Tony Award Winners: 1953 Wonderful Town

8 Mar

wonderful town


Wonderful Town is the first Tony winning musical to not really cross over into general culture.   This is a shame, because it’s the funniest musical yet, and that may be partially why this work isn’t taken as seriously–the story is very slapstick.   This musical is based on a movie based on a play based on short stories.

One aside here–one item I hear frequently about Broadway these days is handwringing over how many musicals are based on movies these days.   “I just wish that Broadway shows were stories written for the stage again.”   Since movies began, they had been influencing theatre, and it should be so.  While movies are certainly based around a broad audience, they explore the visual medium in interesting ways.   Also, what decent story has been written in the last 75 years that cinema hasn’t already touched.  Besides, with musicals, it really doesn’t matter where their ideas come from, as long as they’re adapted adequately for the medium at hand.

Now that I’ve finished that sidebar, Roselind Russell is there in all her Roziness, to the degree that it almost obfuscates the solid music that lays beneath.   Her voice is not perfect, but it suits the work like a hand in glove, and the rest of the cast have good strong voices for support.  I also appreciate how cleverly the music was written to work with Roz’s personality, and still have a tune.

And the music writers–talk about royalty, Bernstein did the score, and Comden & Green did the lyrics.    The music is playful and silly and much much better than it has to be, balancing between Bernstein’s jazzy/classical influences and humorous pop.   Sondheim’s statements about tunes not being “hummable” as meaning that the music is original really hits home here.  When I first heard this soundtrack, I thought the music sounded slight and forgettable, but with repeated listens, Bernstein is very much there, with his musical themes and atonal shifts, and the rich music underneath somewhat mundane lyrics are phenomenal once they sink in.

Best songs:  Conga is a showstopper, and probably the only song you might have heard if you know nothing about this play.  Ohio, Pass the Football, and What a Waste are all great as well.   Swing! is the most interesting, having Russell go from singing to a stream-of-consciousness beat poetry jam and back again.

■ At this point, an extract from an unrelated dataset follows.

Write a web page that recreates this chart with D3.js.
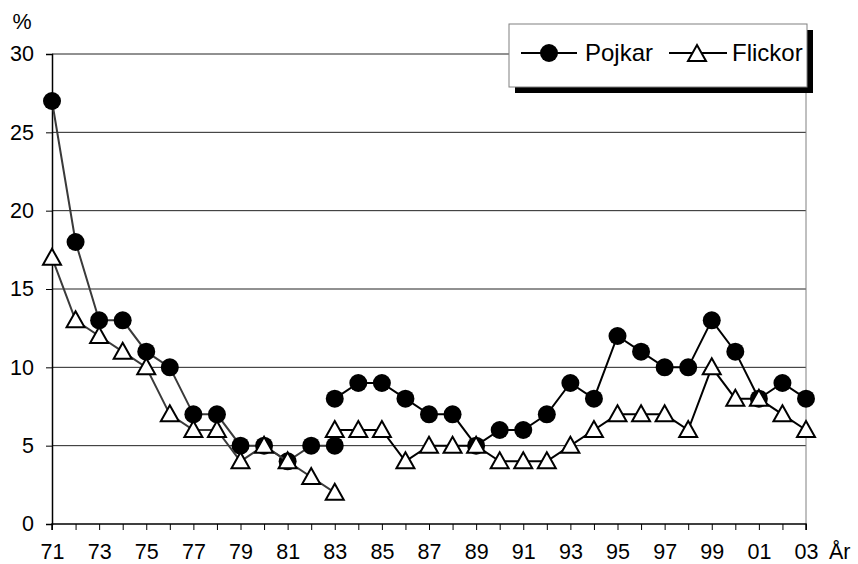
<!DOCTYPE html>
<html>
<head>
<meta charset="utf-8">
<script src="https://cdn.jsdelivr.net/npm/d3@7"></script>
<style>
  html, body { margin: 0; padding: 0; background: #fff; }
  svg { display: block; font-family: Arial, "Liberation Sans", Helvetica, sans-serif; }
</style>
</head>
<body>
<svg id="chart" width="858" height="564"></svg>
<script>
// Years 1971–2003 (numeric index 71..103)
const yearsA = [71, 72, 73, 74, 75, 76, 77, 78, 79, 80, 81, 82, 83];
const pojkarA = [27, 18, 13, 13, 11, 10, 7, 7, 5, 5, 4, 5, 5];
const flickorA = [17, 13, 12, 11, 10, 7, 6, 6, 4, 5, 4, 3, 2];

const yearsB = [83, 84, 85, 86, 87, 88, 89, 90, 91, 92, 93, 94, 95, 96, 97, 98, 99, 100, 101, 102, 103];
const pojkarB = [8, 9, 9, 8, 7, 7, 5, 6, 6, 7, 9, 8, 12, 11, 10, 10, 13, 11, 8, 9, 8];
const flickorB = [6, 6, 6, 4, 5, 5, 5, 4, 4, 4, 5, 6, 7, 7, 7, 6, 10, 8, 8, 7, 6];

const xTickLabels = ["71","73","75","77","79","81","83","85","87","89","91","93","95","97","99","01","03"];
const yTicks = [0, 5, 10, 15, 20, 25, 30];
const seriesNames = ["Pojkar", "Flickor"];

(function () {
const svg = d3.select("#chart");
const mLeft = 52, mRight = 806, mTop = 54, mBottom = 524;
const FS = 21.5;

const x = d3.scaleLinear().domain([71, 103]).range([mLeft, mRight]);
const y = d3.scaleLinear().domain([0, 30]).range([mBottom, mTop]);

// gridlines
svg.append("g").selectAll("line").data(yTicks.filter(d => d > 0)).join("line")
  .attr("x1", mLeft).attr("x2", mRight)
  .attr("y1", d => y(d)).attr("y2", d => y(d))
  .attr("stroke", "#222").attr("stroke-width", 1);

// right border
svg.append("line").attr("x1", mRight).attr("x2", mRight).attr("y1", mTop).attr("y2", mBottom)
  .attr("stroke", "#808080").attr("stroke-width", 1);

// y axis
const yAxis = d3.axisLeft(y).tickValues(yTicks).tickSize(6).tickPadding(12);
const gy = svg.append("g").attr("transform", `translate(${mLeft},0)`).call(yAxis);
gy.select(".domain").attr("stroke", "#000").attr("stroke-width", 1.5);
gy.selectAll(".tick line").attr("stroke", "#000");
gy.selectAll("text").attr("font-size", FS).attr("fill", "#000")
  .attr("font-family", "Arial, 'Liberation Sans', sans-serif");

// x axis
const allYears = d3.range(71, 104);
const xAxis = d3.axisBottom(x).tickValues(allYears).tickSize(6).tickPadding(14)
  .tickFormat(d => { const i = (d - 71); return i % 2 === 0 ? xTickLabels[i / 2] : ""; });
const gx = svg.append("g").attr("transform", `translate(0,${mBottom})`).call(xAxis);
gx.select(".domain").attr("stroke", "#000").attr("stroke-width", 1.5).attr("d", `M${mLeft},6V0H${mRight}V6`);
gx.selectAll(".tick line").attr("stroke", "#000");
gx.selectAll("text").attr("font-size", FS).attr("fill", "#000")
  .attr("font-family", "Arial, 'Liberation Sans', sans-serif");

// axis titles
svg.append("text").attr("x", 22).attr("y", 29).attr("text-anchor", "middle")
  .attr("font-size", FS).text("%");
svg.append("text").attr("x", 829).attr("y", 559)
  .attr("font-size", FS).text("År");

const line = d3.line().x(d => x(d[0])).y(d => y(d[1]));
const triPath = "M0,-9L9,7L-9,7Z";

function drawSeries(years, vals, kind, color) {
  const pts = years.map((yr, i) => [yr, vals[i]]);
  svg.append("path").datum(pts).attr("d", line)
    .attr("fill", "none").attr("stroke", color).attr("stroke-width", 2);
  if (kind === "circle") {
    svg.append("g").selectAll("circle").data(pts).join("circle")
      .attr("cx", d => x(d[0])).attr("cy", d => y(d[1])).attr("r", 9)
      .attr("fill", "#000");
  } else {
    svg.append("g").selectAll("path").data(pts).join("path")
      .attr("transform", d => `translate(${x(d[0])},${y(d[1])})`)
      .attr("d", triPath).attr("fill", "#fff").attr("stroke", "#000").attr("stroke-width", 2)
      .attr("stroke-linejoin", "miter");
  }
}

drawSeries(yearsA, pojkarA, "circle", "#3a3a3a");
drawSeries(yearsA, flickorA, "tri", "#3a3a3a");
drawSeries(yearsB, pojkarB, "circle", "#000");
drawSeries(yearsB, flickorB, "tri", "#000");

// legend
const lg = svg.append("g");
const lx = 509, ly = 24, lw = 298, lh = 63;
lg.append("rect").attr("x", lx + 6).attr("y", ly + 6).attr("width", lw).attr("height", lh).attr("fill", "#000");
lg.append("rect").attr("x", lx).attr("y", ly).attr("width", lw).attr("height", lh)
  .attr("fill", "#fff").attr("stroke", "#808080").attr("stroke-width", 1);
const ry = 53;
lg.append("line").attr("x1", 521).attr("x2", 577).attr("y1", ry).attr("y2", ry).attr("stroke", "#000").attr("stroke-width", 2);
lg.append("circle").attr("cx", 549).attr("cy", ry).attr("r", 9).attr("fill", "#000");
lg.append("text").attr("x", 585).attr("y", ry + 8).attr("font-size", 24).text(seriesNames[0]);
lg.append("line").attr("x1", 669).attr("x2", 727).attr("y1", ry).attr("y2", ry).attr("stroke", "#000").attr("stroke-width", 2);
lg.append("path").attr("transform", `translate(697,${ry + 1})`).attr("d", triPath)
  .attr("fill", "#fff").attr("stroke", "#000").attr("stroke-width", 2);
lg.append("text").attr("x", 732).attr("y", ry + 8).attr("font-size", 24).text(seriesNames[1]);
})();
</script>
</body>
</html>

While writing this, it struck me that Wonderful Town might have dated itself a bit with its emphasis on swing.   In 1952 swing was on its way out and rock n’ roll was on its way in.   It would be a few years, sure, but for a long while swing was thought of as fuddy duddy music your grandparents would listen to.   On another sidenote, it’s really strange that in any revival of this play the leading lady inevitably does an Katherine Hepburn impression.  Or do bad Rosalind Russell impressions sound like Katherine Hepburn?